What gets someone promoted here - and is that the same thing the values statement would predict?
Culture shows itself in the gap between what's stated and what's experienced. These prompts help you see what your culture actually enacts - not what it claims to value.
Listen for
- When someone makes a mistake, is the story people tell about it a story of learning - or a story of consequences?
- Is there a conversation that happens after the meeting - in the corridor, on the walk back to desks - that tells a different story from the one in the room?
- When people describe the culture, do they use the words from the values statement - or completely different words?

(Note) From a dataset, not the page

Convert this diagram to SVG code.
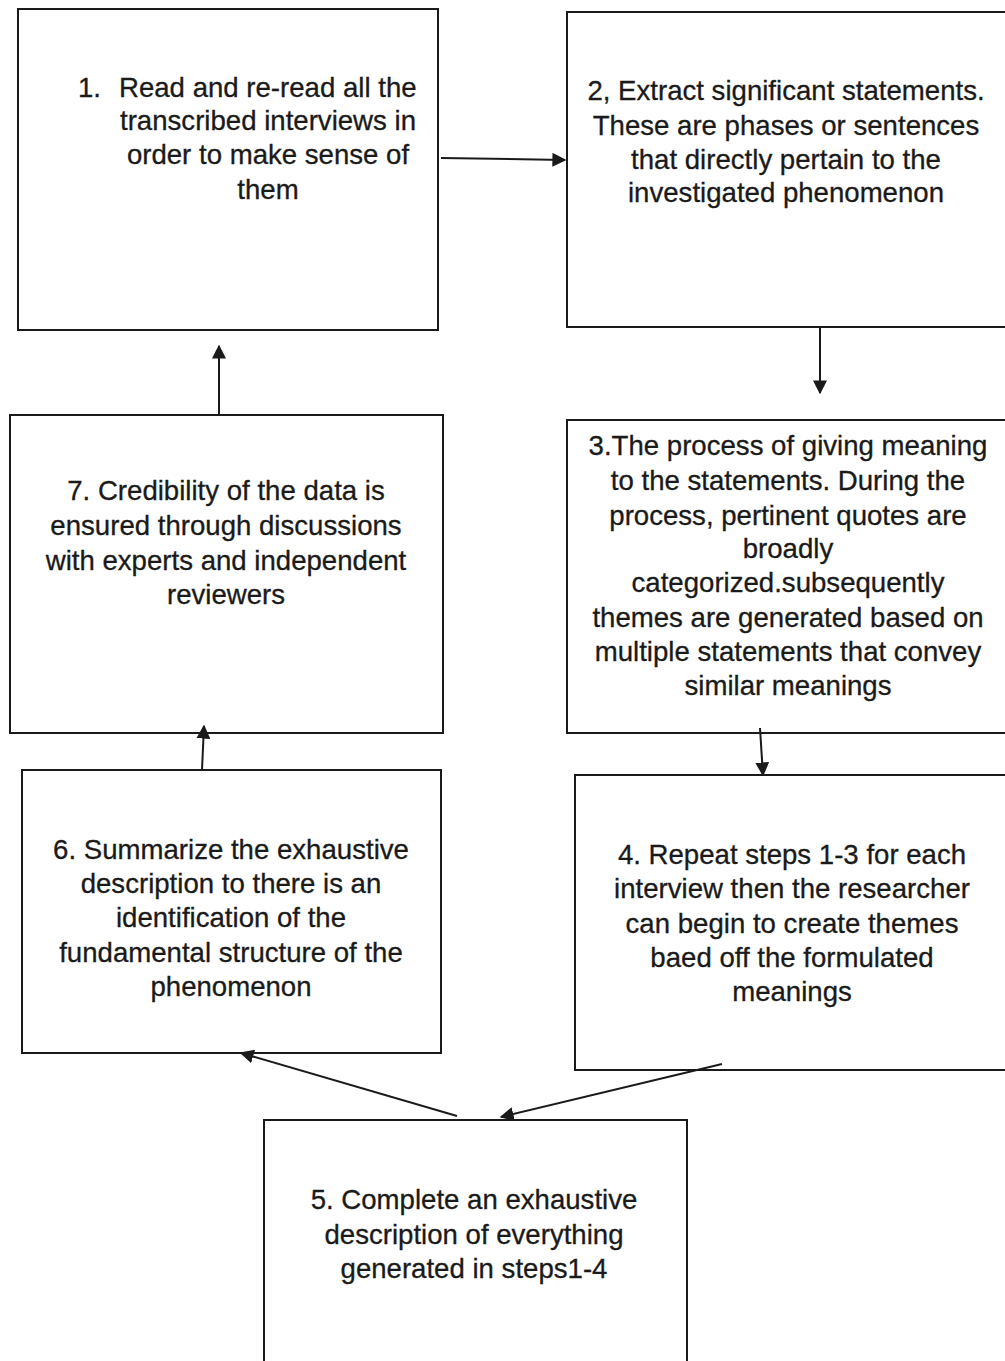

- Do people talk about trust as something they feel - or something they've learned not to rely on?
Watch for
- When values and expediency conflict on a routine Tuesday - not the high-profile moment when everyone's watching - which wins?
- Look at who gets promoted. Do their behaviours match the stated values - or do they match a different, unwritten set of rules about what actually gets rewarded here?
- When someone raises a difficult truth, what happens to them? Not on paper. In practice. Are they thanked - or quietly sidelined?
- Do people take genuine risks - proposing new ideas, challenging decisions, admitting they don't know? Or does everyone play it safe?
Measure
- What's the gap between stated values and experienced reality - and does that gap widen as you move further from leadership?
- How does psychological safety vary across teams and locations? The variation often matters more than the average - it tells you culture is locally held, not organisationally consistent.
- What do exit interviews reveal about why people actually leave - and how different is that from the official narrative about retention?
Notice
- When the organisation is under real pressure, does the culture hold - or does it revert to something more survivalist? Tighter control, less trust, shorter horizons. Pressure reveals the real culture.
- Are there pockets where the culture feels genuinely different - healthier, more open, more alive? What conditions are different there? Those pockets are proof of what's possible.
- How big is the gap between front-stage culture - the one visitors and new hires see - and backstage culture, the one people live with daily? The size of that gap is a measure of cultural honesty.
The values on the wall are a hypothesis. What people do when things are hard is the data. Culture is the only dimension that can't be faked - it always tells the truth.